Search code examples
parsingwildcardlex

How to describe a lex or yacc rule to recognize wildcard identifier?


The text to be parsed has such examples of commands relating to file system

infile abc*.txt
list abc*ff.txt

where abc*.txt is like the general wildcard argument for shell commands.

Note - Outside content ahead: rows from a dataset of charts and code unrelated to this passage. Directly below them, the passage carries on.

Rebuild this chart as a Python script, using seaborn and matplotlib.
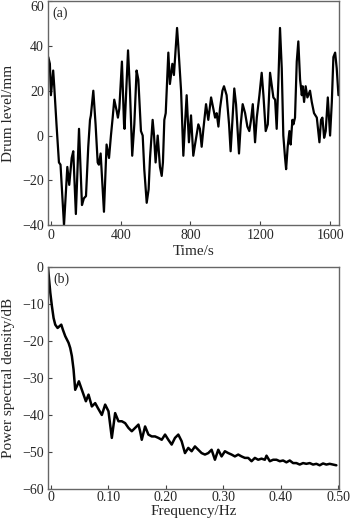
import numpy as np
import pandas as pd
import matplotlib
matplotlib.use("Agg")
import matplotlib.pyplot as plt
import seaborn as sns

# (a) drum level time series
time_s = [-15, -6, 0, 13, 19, 32, 46, 55, 75, 94, 105, 119, 128, 143, 161, 178, 189, 201,
          214, 224, 229, 243, 256, 268, 275, 285, 304, 319, 333, 344, 354, 363, 377, 384,
          392, 407, 419, 422, 442, 453, 466, 478, 491, 501, 516, 526, 535, 549, 560, 568,
          583, 591, 600, 612, 625, 635, 642, 650, 658, 673, 682, 696, 705, 723, 730, 746,
          759, 767, 778, 791, 803, 816, 826, 845, 854, 864, 874, 889, 902, 918, 941, 950,
          960, 969, 983, 992, 1007, 1021, 1030, 1046, 1051, 1061, 1078, 1088, 1099, 1113,
          1126, 1137, 1147, 1157, 1170, 1180, 1195, 1208, 1218, 1231, 1243, 1256, 1275,
          1285, 1294, 1304, 1313, 1323, 1332, 1342, 1348, 1357, 1367, 1374, 1384, 1390,
          1399, 1409, 1418, 1428, 1438, 1443, 1451, 1460, 1470, 1485, 1495, 1508, 1524,
          1539, 1548, 1556, 1566, 1575, 1587, 1600, 1610, 1619, 1629, 1638, 1648]
level_mm = [35, 32, 18, 29, 22, 5, -12, -13, -40, -14, -22, -10, -7, -35, 3, -31, -28, -27,
            -5, 7, 9, 20, 5, -12, -13, -8, -34, -4, -10, 0, 8, 16, 11, 8,
            12, 33, 5, 3, 38, 20, -9, 5, 29, 25, 2, 0, -15, -30, -24, -10,
            7, 0, -12, 0, -14, -18, -12, 7, 10, 37, 23, 32, 27, 48, 40, 20,
            -9, 3, 18, -3, 9, -9, -4, 5, 3, -5, 3, 14, 7, 17, 8, 10,
            4, 12, 20, 22, 18, 5, -7, 15, 21, 14, -8, 5, 14, 10,
            4, 2, 7, 14, -3, 8, 18, 28, 18, 2, 5, 28, 17,
            16, 3, 25, 48, 30, 0, -10, -15, -5, 2, -4, 7, 5,
            8, 33, 42, 25, 18, 22, 15, 22, 17, 20, 15, 10, 8,
            -3, 7, 8, -1, 2, 17, 0, 15, 35, 37, 30, 18]

# (b) power spectral density
freq_hz = [-0.0055, -0.0014, 0.0014, 0.0043, 0.0072, 0.0113, 0.0148, 0.0177, 0.0206, 0.0246,
           0.0304, 0.0333, 0.0362, 0.0391, 0.0420, 0.0461, 0.0484, 0.0536, 0.0606, 0.0652,
           0.0710, 0.0768, 0.0814, 0.0884, 0.0942, 0.1000, 0.1058, 0.1116, 0.1174, 0.1232,
           0.1290, 0.1348, 0.1406, 0.1464, 0.1522, 0.1551, 0.1580, 0.1638, 0.1696, 0.1754,
           0.1812, 0.1870, 0.1928, 0.1986, 0.2043, 0.2101, 0.2159, 0.2217, 0.2275, 0.2333,
           0.2391, 0.2449, 0.2507, 0.2565, 0.2623, 0.2681, 0.2739, 0.2797, 0.2855, 0.2913,
           0.2971, 0.3029, 0.3087, 0.3145, 0.3203, 0.3261, 0.3319, 0.3377, 0.3435, 0.3493,
           0.3551, 0.3609, 0.3667, 0.3725, 0.3754, 0.3812, 0.3870, 0.3928, 0.3986, 0.4043,
           0.4101, 0.4159, 0.4217, 0.4275, 0.4333, 0.4391, 0.4449, 0.4507, 0.4565, 0.4623,
           0.4681, 0.4739, 0.4797, 0.4855, 0.4913, 0.4971]
psd_db = [0.0, -7.0, -10.6, -13.8, -15.6, -16.5, -16.0, -15.6, -17.0, -18.7,
          -20.5, -21.9, -24.1, -27.7, -33.2, -31.8, -30.9, -33.2, -36.3, -34.5,
          -37.7, -36.8, -38.1, -40.0, -37.2, -39.0, -46.2, -39.5, -41.7, -41.7,
          -42.2, -43.5, -44.4, -43.5, -42.6, -44.4, -46.7, -43.1, -45.3, -45.8,
          -45.8, -46.2, -46.7, -45.3, -46.7, -48.0, -46.2, -45.3, -47.1, -50.3,
          -48.9, -49.8, -48.5, -49.4, -50.3, -50.7, -50.3, -49.4, -52.1, -49.4,
          -51.2, -49.8, -50.3, -50.7, -51.2, -50.7, -51.2, -51.6, -51.6, -52.5,
          -51.6, -52.1, -51.8, -52.1, -51.0, -52.5, -52.1, -52.1, -52.5, -52.3,
          -52.8, -52.3, -53.0, -53.0, -53.4, -53.0, -53.2, -53.0, -53.4, -53.2,
          -53.6, -53.1, -53.4, -53.2, -53.4, -53.6]

sns.set_style("ticks")
plt.rcParams["font.family"] = ["Liberation Serif", "DejaVu Serif"]
plt.rcParams["xtick.direction"] = "in"
plt.rcParams["ytick.direction"] = "in"

df_a = pd.DataFrame({"t": time_s, "level": level_mm})
df_b = pd.DataFrame({"f": freq_hz, "psd": psd_db})

fig = plt.figure(figsize=(3.5, 5.25), dpi=100)
ax1 = fig.add_axes([0.137, 0.571, 0.832, 0.427])
ax2 = fig.add_axes([0.137, 0.0686, 0.832, 0.423])

sns.lineplot(data=df_a, x="t", y="level", ax=ax1, color="black", lw=1.6, sort=False)
sns.lineplot(data=df_b, x="f", y="psd", ax=ax2, color="black", lw=1.8, sort=False)

ax1.set_xlim(-17, 1652)
ax1.set_ylim(-40, 60)
ax1.set_xticks([0, 400, 800, 1200, 1600])
ax1.set_yticks([-40, -20, 0, 20, 40, 60])
ax1.set_xlabel("Time/s", fontsize=11)
ax1.set_ylabel("Drum level/mm", fontsize=11)
ax1.xaxis.set_label_coords(0.5, -0.088)
ax1.yaxis.set_label_coords(-0.112, 0.5)
ax1.text(0.014, 0.975, "(a)", transform=ax1.transAxes, va="top", ha="left", fontsize=10)

ax2.set_xlim(-0.0055, 0.502)
ax2.set_ylim(-60, 0)
ax2.set_xticks([0, 0.1, 0.2, 0.3, 0.4, 0.5])
ax2.set_xticklabels(["0", "0.10", "0.20", "0.30", "0.40", "0.50"])
ax2.set_yticks([-60, -50, -40, -30, -20, -10, 0])
ax2.set_xlabel("Frequency/Hz", fontsize=11)
ax2.set_ylabel("Power spectral density/dB", fontsize=11)
ax2.xaxis.set_label_coords(0.5, -0.074)
ax2.yaxis.set_label_coords(-0.112, 0.5)
ax2.text(0.017, 0.975, "(b)", transform=ax2.transAxes, va="top", ha="left", fontsize=10)

for ax in (ax1, ax2):
    ax.tick_params(labelsize=10, length=3, width=0.8, pad=3, color="#444444")
    for sp in ax.spines.values():
        sp.set_visible(True)
        sp.set_color("#666666")
        sp.set_linewidth(1.0)
ax2.tick_params(axis="x", pad=1.5)

# keep the top "60" label inside the figure, as in the reference
fig.canvas.draw()
ax1.get_yticklabels()[-1].set_va("top")

fig.savefig("out.png", dpi=100)
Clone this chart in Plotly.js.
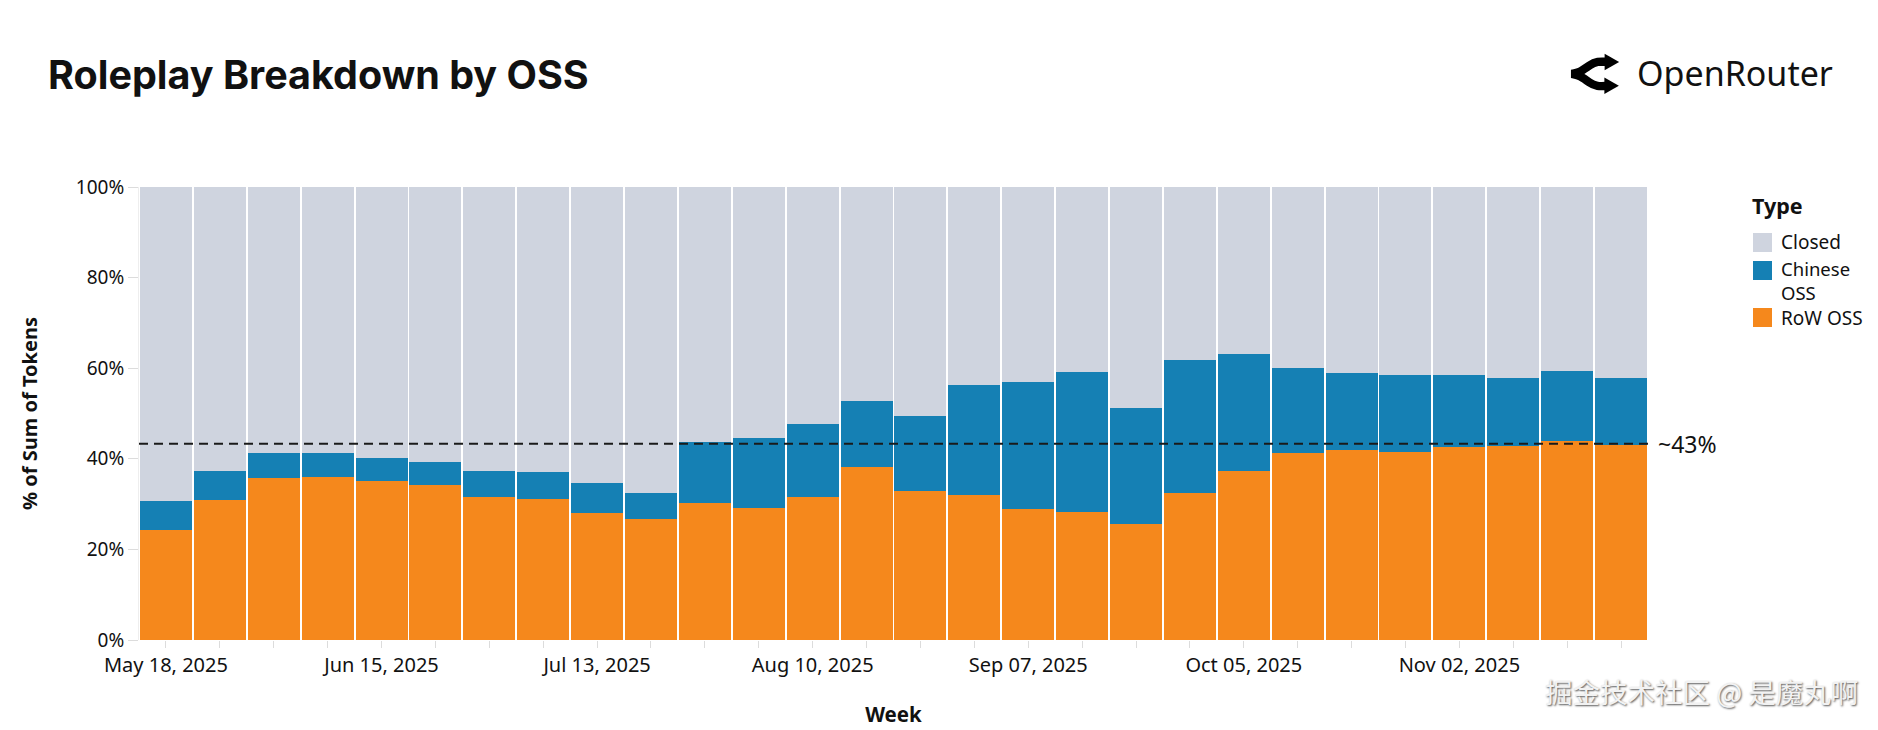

However, there is also mathematical expression like:

x=a*b

A common expression rule (in yacc file) is like:

expression: 
    expression '+' expression { $$ = $1 + $3;  }
    |   expression '-' expression { $$ = $1 - $3; }
    |   expression '*' expression { $$ = $1 * $3; }
    ;

The * is used as multiply operator.

And a rule to recognize token IDENTIFIER with * is as:

[A-Za-z][A-Za-z0-9_\.\*]*   {
    yylval.strval = strdup(yytext);  return IDENTIFIER; }

For syntax relating to file system commands like infile or list, as the one at the beginning, the following token will be taken as IDENTIFIER, and might has * as a wildcard to match filenames.

But for an expression like

x = a*b

This should be an expression, but in above lex rule, a*b will be seen as a IDENTIFIER. And it becomes assign value of an identifier a*b to x.

How can I keep the grammar rule of expression and add the wildcard filename in lex or yacc?


Solution

  • In flex this can all be handled by using what are called Start Conditions and are well described in the manual, with examples similar to your requirements.

    I made a small example lexer to demonstrate this working:

    ws [ \t\n\r]+
    %s FILENAME
    %%
    {ws}    ; /* skip */
    <<EOF>>    ;
    <INITIAL>infile      BEGIN(FILENAME); 
    <INITIAL>list         BEGIN(FILENAME); 
    <FILENAME>[A-Za-z][A-Za-z0-9_\.\*]*     BEGIN(INITIAL);  
    "*"               return(yytext[0]);
    "+"               return(yytext[0]);
    "-"               return(yytext[0]);
    "/"               return(yytext[0]);
    [A-Za-z][A-Za-z0-9_]*              return((int)("I"));
    .                 printf("Bad character %c\n",yytext[1]);
    

    Which I can executed in debug mode to show its operation:

    C:\Users\Brian>flex -d  SOwildcard.l    
    C:\Users\Brian>gcc -o SOwildcard.exe lex.yy.c -lfl    
    C:\Users\Brian>SOwildcard
    --(end of buffer or a NUL)
    a + b
    --accepting rule at line 13 ("a")
    --accepting rule at line 4 (" ")
    --accepting rule at line 10 ("+")
    --accepting rule at line 4 (" ")
    --accepting rule at line 13 ("b")
    --(end of buffer or a NUL)
    infile a*.txt
    --accepting rule at line 4 ("
    ")
    --accepting rule at line 6 ("infile")
    --accepting rule at line 4 (" ")
    --accepting rule at line 8 ("a*.txt")
    --(end of buffer or a NUL)
    variable * identifier
    --accepting rule at line 4 ("
    ")
    --accepting rule at line 13 ("variable")
    --accepting rule at line 4 (" ")
    --accepting rule at line 9 ("*")
    --accepting rule at line 4 (" ")
    --accepting rule at line 13 ("identifier")
    --(end of buffer or a NUL)  
    list a*.*
    --accepting rule at line 4 ("
    ")
    --accepting rule at line 7 ("list")
    --accepting rule at line 4 (" ")
    --accepting rule at line 8 ("a*.*")
    --(end of buffer or a NUL)
    --accepting rule at line 4 ("
    ")
    -^C
    

    I know you asked about lex, but I only have flex. It may be similar.